Efrem Zimbalist


Efrem Zimbalist Sr. was a concert violinist, composer, teacher, conductor and director of the Curtis Institute of Music.

Early life

Zimbalist was born in the southwestern Russian city of Rostov-on-Don, the son of Jewish parents Maria and Aron Zimbalist, who was a conductor. By the age of nine, Efrem Zimbalist was first violin in his father’s orchestra. At age 12 he entered the Saint Petersburg Conservatory and studied under Leopold Auer. He graduated from the Conservatory in 1907 after winning a gold medal and the Rubinstein Prize, and by age 21 was considered one of the world's greatest violinists.

Career

After graduation he debuted in Berlin and London in 1907 and in the United States in 1911, with the Boston Symphony Orchestra.

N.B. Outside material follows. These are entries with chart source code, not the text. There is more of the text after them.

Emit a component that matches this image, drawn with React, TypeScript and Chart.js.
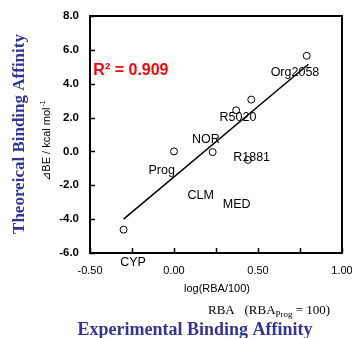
import React, { useEffect, useRef } from "react";
import { Chart, registerables } from "chart.js";

Chart.register(...registerables);

// Measured points (log(RBA/100), ΔBE)
const pointX = [-0.3, 0.0, 0.23, 0.44, 0.37, 0.46, 0.79];
const pointY = [-4.62, 0.0, -0.04, -0.5, 2.43, 3.06, 5.65];

// Regression line end points
const fitX = [-0.3, 0.8];
const fitY = [-4.0, 5.15];

// Compound labels (anchored in data coordinates)
const labelNames = ["Org2058", "R5020", "NOR", "R1881", "Prog", "CLM", "MED", "CYP"];
const labelX = [0.72, 0.381, 0.19, 0.462, -0.073, 0.159, 0.373, -0.244];
const labelY = [4.65, 1.98, 0.73, -0.35, -1.1, -2.61, -3.15, -6.57];

const r2Text = "R² = 0.909";
const r2X = -0.48;
const r2Y = 4.75;

const xMin = -0.5;
const xMax = 1.0;
const xStep = 0.25;
const yMin = -6;
const yMax = 8;
const yStep = 2;

const BLUE = "#333399";
const SANS = "'Liberation Sans', Arial, sans-serif";
const SERIF = "'Liberation Serif', 'Times New Roman', serif";

const decor = {
  id: "decor",
  afterDraw(chart: any) {
    const { ctx, chartArea: a, scales } = chart;
    const xs = scales.x;
    const ys = scales.y;
    ctx.save();
    // frame
    ctx.strokeStyle = "#000";
    ctx.lineWidth = 2;
    ctx.strokeRect(a.left, a.top, a.right - a.left, a.bottom - a.top);
    // inward ticks
    ctx.lineWidth = 1.5;
    ctx.beginPath();
    xs.ticks.forEach((t: any) => {
      const p = Math.round(xs.getPixelForValue(t.value)) + 0.5;
      ctx.moveTo(p, a.bottom);
      ctx.lineTo(p, a.bottom - 5);
    });
    ys.ticks.forEach((t: any) => {
      const p = Math.round(ys.getPixelForValue(t.value)) + 0.5;
      ctx.moveTo(a.left, p);
      ctx.lineTo(a.left + 5, p);
    });
    ctx.stroke();

    // compound labels
    ctx.fillStyle = "#000";
    ctx.font = `12.5px ${SANS}`;
    ctx.textAlign = "center";
    ctx.textBaseline = "middle";
    labelNames.forEach((n, i) => {
      ctx.fillText(n, xs.getPixelForValue(labelX[i]), ys.getPixelForValue(labelY[i]));
    });

    // R^2
    ctx.fillStyle = "#ff0000";
    ctx.font = `bold 16px ${SANS}`;
    ctx.textAlign = "left";
    ctx.fillText(r2Text, xs.getPixelForValue(r2X), ys.getPixelForValue(r2Y));

    // x-axis title
    ctx.fillStyle = "#000";
    ctx.font = `11px ${SANS}`;
    ctx.textAlign = "center";
    ctx.fillText("log(RBA/100)", 217, 289);

    // RBA (RBA_Prog = 100)
    ctx.textAlign = "left";
    ctx.textBaseline = "alphabetic";
    ctx.font = `13px ${SERIF}`;
    let x = 208;
    const base = 314;
    const p1 = "RBA   (RBA";
    ctx.fillText(p1, x, base);
    x += ctx.measureText(p1).width;
    ctx.font = `9px ${SERIF}`;
    ctx.fillText("Prog", x, base + 3);
    x += ctx.measureText("Prog").width;
    ctx.font = `13px ${SERIF}`;
    ctx.fillText(" = 100)", x, base);

    // bottom blue title
    ctx.fillStyle = BLUE;
    ctx.font = `bold 18px ${SERIF}`;
    ctx.textAlign = "center";
    ctx.textBaseline = "middle";
    ctx.fillText("Experimental Binding Affinity", 195, 330);

    // left blue title
    ctx.save();
    ctx.translate(20, 134);
    ctx.rotate(-Math.PI / 2);
    ctx.font = `bold 17px ${SERIF}`;
    ctx.fillText("Theoreical Binding Affinity", 0, 0);
    ctx.restore();

    // y-axis title
    ctx.save();
    ctx.translate(46, 141);
    ctx.rotate(-Math.PI / 2);
    ctx.fillStyle = "#000";
    ctx.textAlign = "left";
    ctx.textBaseline = "alphabetic";
    ctx.font = `11px ${SANS}`;
    const main = "⊿BE / kcal mol";
    const wMain = ctx.measureText(main).width;
    ctx.font = `7px ${SANS}`;
    const sup = "-1";
    const wSup = ctx.measureText(sup).width;
    const start = -(wMain + wSup) / 2;
    ctx.font = `11px ${SANS}`;
    ctx.fillText(main, start, 4);
    ctx.font = `7px ${SANS}`;
    ctx.fillText(sup, start + wMain + 1, -1);
    ctx.restore();

    ctx.restore();
  },
};

export default function App() {
  const ref = useRef<HTMLCanvasElement | null>(null);
  useEffect(() => {
    if (!ref.current) return;
    const chart = new Chart(ref.current, {
      type: "scatter",
      data: {
        datasets: [
          {
            data: pointX.map((v, i) => ({ x: v, y: pointY[i] })),
            pointStyle: "circle",
            pointRadius: 3.5,
            backgroundColor: "#ffffff",
            borderColor: "#000000",
            borderWidth: 1,
            showLine: false,
          },
          {
            data: fitX.map((v, i) => ({ x: v, y: fitY[i] })),
            showLine: true,
            borderColor: "#000000",
            borderWidth: 1.5,
            pointRadius: 0,
          },
        ],
      },
      options: {
        animation: false,
        responsive: false,
        events: [],
        layout: { padding: { left: 0, top: 16, right: 10, bottom: 0 } },
        plugins: { legend: { display: false }, tooltip: { enabled: false } },
        scales: {
          x: {
            type: "linear",
            min: xMin,
            max: xMax,
            grid: { display: false, drawTicks: false },
            border: { display: false },
            ticks: {
              stepSize: xStep,
              padding: 11,
              autoSkip: false,
              maxRotation: 0,
              color: "#000",
              font: { family: SANS, size: 11 },
              callback: (v: any) => {
                const n = Number(v);
                return Math.abs(n * 2 - Math.round(n * 2)) < 1e-6 ? n.toFixed(2) : "";
              },
            },
            afterFit: (s: any) => {
              s.height = 85;
              s.paddingLeft = 0;
              s.paddingRight = 0;
            },
          },
          y: {
            type: "linear",
            min: yMin,
            max: yMax,
            grid: { display: false, drawTicks: false },
            border: { display: false },
            ticks: {
              stepSize: yStep,
              padding: 11,
              color: "#000",
              font: { family: SANS, size: 11.5, weight: "bold" },
              callback: (v: any) => Number(v).toFixed(1),
            },
            afterFit: (s: any) => {
              s.width = 90;
              s.paddingTop = 0;
              s.paddingBottom = 0;
            },
          },
        },
      },
      plugins: [decor],
    });
    return () => chart.destroy();
  }, []);
  return (
    <div style={{ position: "absolute", left: 0, top: 0, width: 352, height: 338 }}>
      <canvas ref={ref} width={352} height={338} />
    </div>
  );
}
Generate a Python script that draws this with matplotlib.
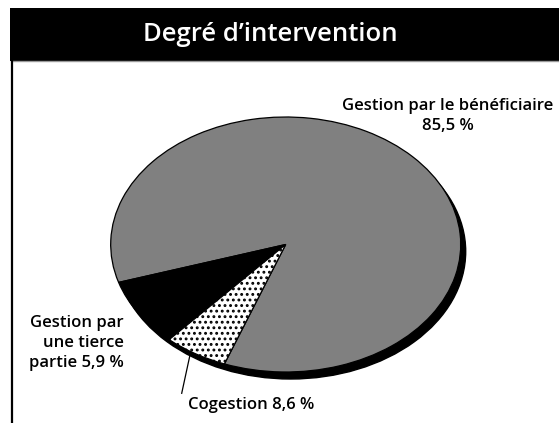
import matplotlib
matplotlib.use("Agg")
import matplotlib.pyplot as plt
from matplotlib.patches import Rectangle, Ellipse
from matplotlib.lines import Line2D

# ---- data ----
title = "Degré d’intervention"
categories = ["Gestion par le bénéficiaire", "Cogestion", "Gestion par une tierce partie"]
values = [85.5, 8.6, 5.9]
label_texts = ["Gestion par le bénéficiaire\n85,5 %",
               "Cogestion 8,6 %",
               "Gestion par\nune tierce\npartie 5,9 %"]

W, H = 559, 423
FONT = ["Open Sans", "DejaVu Sans"]
plt.rcParams["font.family"] = FONT
plt.rcParams["hatch.linewidth"] = 1.3

fig = plt.figure(figsize=(W / 100, H / 100), dpi=100)
fig.patch.set_facecolor("white")

def fx(x):
    return x / W

def fy(y):
    return 1 - y / H

# title bar
fig.patches.append(Rectangle((fx(9.5), fy(61)), 1 - fx(9.5), fy(8) - fy(61),
                             transform=fig.transFigure, facecolor="black",
                             edgecolor="none", zorder=0))
fig.lines.append(Line2D([fx(11), 1], [fy(61.5), fy(61.5)], transform=fig.transFigure,
                        color="#9a9a9a", lw=1.0))
fig.lines.append(Line2D([fx(12), fx(12)], [fy(61), 0], transform=fig.transFigure,
                        color="black", lw=1.6))
fig.text(fx(270), fy(34.5), title, color="white", fontsize=18.5, fontweight="semibold",
         ha="center", va="center")

# pie axes: ellipse bounding box
left, right, top, bottom = 110.7, 460.7, 117, 372
ax = fig.add_axes([fx(left), fy(bottom), fx(right) - fx(left), fy(top) - fy(bottom)])
colors = ["#808080", "black", "white"]
hatches = [None, None, "..."]
wedges, _ = ax.pie(values, colors=colors, startangle=249.5, counterclock=True,
                   radius=1.0, wedgeprops=dict(edgecolor="black", linewidth=0.9))
for w, h in zip(wedges, hatches):
    if h:
        w.set_hatch(h)
ax.set_aspect("auto")
ax.set_xlim(-1, 1)
ax.set_ylim(-1, 1)
ax.axis("off")
shadow = Ellipse((5 / 175, -7 / 127.5), 2, 2, facecolor="black", edgecolor="black",
                 zorder=0, clip_on=False)
ax.add_patch(shadow)
for w in wedges:
    w.set_zorder(2)
    w.set_clip_on(False)

# labels
fs = 12
fig.text(fx(448), fy(116), label_texts[0], fontsize=fs, fontweight="semibold",
         ha="center", va="center", linespacing=1.4)
fig.text(fx(188), fy(405), label_texts[1], fontsize=fs, fontweight="semibold",
         ha="left", va="center")
fig.text(fx(124), fy(343), label_texts[2], fontsize=fs, fontweight="semibold",
         ha="right", va="center", linespacing=1.3)
fig.lines.append(Line2D([fx(181.7), fx(190.7)], [fy(393.3), fy(351.7)],
                        transform=fig.transFigure, color="black", lw=0.9))

fig.savefig("out.png", dpi=100)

In 1912, he played the Glazunov Concerto in a concert marking Leopold Stokowski's first appearance with the London Symphony Orchestra. He then settled in the United States. He did much to popularize the performance of early music. In 1917, he was elected as an honorary member of Phi Mu Alpha Sinfonia, the national fraternity for men in music, by the fraternity's Alpha Chapter at the New England Conservatory of Music in Boston. He retired as a violinist in 1949, but returned in 1952 to give the first performance of the Violin Concerto by Gian Carlo Menotti, which is dedicated to him. He retired again in 1955. He served as a juror of the International Tchaikovsky Competition in 1962 and 1966.

Curtis Institute

In 1928, Zimbalist began teaching at the Curtis Institute of Music in Philadelphia. He was director of the school from 1941 to 1968. His pupils included such distinguished musicians as Lynn Blakeslee Aaron Rosand, Oscar Shumsky, Norman Carol, Joseph Silverstein, Jascha Brodsky, John Dalley, Michael Tree, Felix Slatkin, Shmuel Ashkenasi, Harold Wippler, Leonid Bolotine, and Hidetaro Suzuki.

Compositions

His own compositions include a violin concerto, a piano concerto, the American Rhapsody, a tone poem called Daphnis and Chloe, a Fantasy on themes from The Golden Cockerel by Nikolai Rimsky-Korsakov, a Fantasy on Bizet's Carmen and a piece called Sarasateana, for viola and piano. He also wrote an opera, Landara, which premiered in Philadelphia in 1956.

Public life

writes in his biography, Joys and Sorrows, that Zimbalist was a member of the Musician's Committee to Aid Spanish Democracy which Casals founded and chaired in 1936.

Personal life

Zimbalist married the famous American soprano Alma Gluck and they toured together for a time. Alma Gluck died in 1938. In 1943, having been a widower for five years, he married the Curtis Institute of Music's founder, Mary Louise Curtis Bok, daughter of publisher Cyrus Curtis, and 14 years his senior.
He died in 1985, at the age of 95. His and Alma's son, Efrem Zimbalist Jr., and their granddaughter, Stephanie Zimbalist, both became popular actors.